Many New York families have vacation homes. While the reference often conjures up images of the super-wealthy wintering in palacial estates, the truth is that owning a second piece of real estate in a favorite location is not only for the elite. Middle class families who prudently save often decide to purchase a second home for investment purposes.
Considering the frequency of these homes, it is important for families to be aware of some financial and estate planning issues that they may create. A Forbes story from last week provides a helpful introduction into the topic.
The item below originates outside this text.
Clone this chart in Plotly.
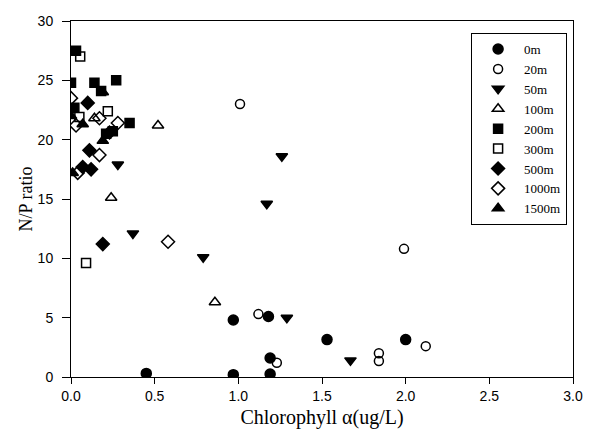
import plotly.graph_objects as go

# ---- data (Chlorophyll a, N/P ratio) per depth ----
x_0m = [0.45, 0.97, 1.19, 0.97, 1.18, 1.19, 1.53, 2.00]
y_0m = [0.3, 0.2, 0.25, 4.8, 5.1, 1.6, 3.15, 3.15]

x_20m = [1.01, 1.12, 1.23, 1.99, 1.84, 1.84, 2.12]
y_20m = [23.0, 5.3, 1.2, 10.8, 2.0, 1.35, 2.6]

x_50m = [0.28, 0.37, 0.79, 1.17, 1.26, 1.29, 1.67]
y_50m = [17.9, 12.1, 10.1, 14.6, 18.6, 5.0, 1.4]

x_100m = [0.14, 0.52, 0.24, 0.86]
y_100m = [21.8, 21.2, 15.1, 6.3]

x_200m = [0.03, 0.0, 0.14, 0.27, 0.18, 0.02, 0.35, 0.21, 0.25]
y_200m = [27.5, 24.8, 24.8, 25.0, 24.1, 22.7, 21.4, 20.5, 20.7]

x_300m = [0.055, 0.05, 0.22, 0.09]
y_300m = [27.0, 21.9, 22.4, 9.6]

x_500m = [0.10, 0.11, 0.07, 0.12, 0.19, 0.23]
y_500m = [23.1, 19.1, 17.7, 17.5, 11.2, 20.6]

x_1000m = [0.0, 0.03, 0.17, 0.28, 0.17, 0.04, 0.58]
y_1000m = [23.5, 21.2, 21.8, 21.4, 18.7, 17.2, 11.4]

x_1500m = [0.19, 0.0, 0.07, 0.19, 0.01]
y_1500m = [24.0, 22.0, 21.3, 19.9, 17.2]

series = [
    ("0m", x_0m, y_0m, "circle", 10),
    ("20m", x_20m, y_20m, "circle-open", 9),
    ("50m", x_50m, y_50m, "triangle-down", 10),
    ("100m", x_100m, y_100m, "triangle-up-open", 10),
    ("200m", x_200m, y_200m, "square", 9),
    ("300m", x_300m, y_300m, "square-open", 9),
    ("500m", x_500m, y_500m, "diamond", 10),
    ("1000m", x_1000m, y_1000m, "diamond-open", 10),
    ("1500m", x_1500m, y_1500m, "triangle-up", 10),
]

fig = go.Figure()
for name, xs, ys, sym, sz in series:
    fig.add_trace(go.Scatter(
        x=xs, y=ys, mode="markers", name=name,
        marker=dict(symbol=sym, size=sz, color="black",
                    line=dict(color="black", width=1.5)),
    ))

axis_common = dict(
    showgrid=False, zeroline=False, showline=True, linecolor="black",
    linewidth=1, mirror=True, ticks="outside", tickcolor="black",
    tickfont=dict(family="Liberation Sans, Arial", size=14, color="black"),
)

serif = "Liberation Serif, Times New Roman"

fig.update_layout(
    width=606, height=437,
    margin=dict(l=71, r=33, t=21, b=58),
    paper_bgcolor="white", plot_bgcolor="white",
    xaxis=dict(range=[0, 3], dtick=0.5, tickformat=".1f", ticklen=6,
               title=dict(text="Chlorophyll α(ug/L)",
                          font=dict(family=serif, size=20, color="black"),
                          standoff=7),
               **axis_common),
    yaxis=dict(range=[0, 30], dtick=5, ticklen=8, ticklabelstandoff=6,
               title=dict(text="N/P ratio",
                          font=dict(family=serif, size=18, color="black"),
                          standoff=0),
               **axis_common),
    legend=dict(x=0.797, y=0.966, xanchor="left", yanchor="top",
                bordercolor="black", borderwidth=1, bgcolor="white",
                font=dict(family=serif, size=13, color="black"),
                itemwidth=42, tracegroupgap=0),
    showlegend=True,
)

fig.write_html("out.html")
Unfortunately, the use and future ownership of these homes is often cause for confusion, misunderstanding , and argument. For one thing, parents and children often have different ideas about the property. Is it meant to be a family keepsake that is passed down through the generations as a meeting place and memory maker? Or is it simply an investment item that can be sold if necessary without much thought? Often different family members have different levels of attached to these homes. One sibling may hold the location dear and never dream of getting rid of it while another may have few memories of the home and not wish to hold onto the property if it does not make financial sense.
The Forbes discussion notes that the single most common mistake made with regards to these issues is parents who decide to just “let the kids figure it out.” Without honest discussion and legal planning ahead of time it is likely problems will arise. It is easy to see why. Adult children may live far away from one another. Those who live near the home may use it, while others may get nothing from the property. Those with a larger family and more immediate financial needs may view the property as a windfall, while others may not.
Solving these disputes is not as easy as simply giving the property to those who most enjoy it. After all, many parents seek to split their assets evenly between children. Because a second home may be one of the family’s largest assets, it is often impossible to offset that value with something else.
On top of all of this there are tax issues to consider. What is the best way to pass on the asset? Children can receive it via will or perhaps as part of a trust (QTIPs are common in these cases). Alternatively, it may even be appropriate to use a limited liability company to make the transfer. These choices can literally save families tens of thousands of dollars (or more!).
In other words, there are many complex estate planning issues that come into play with vacation homes, and it is critical not to discount them or fail to anticipate them.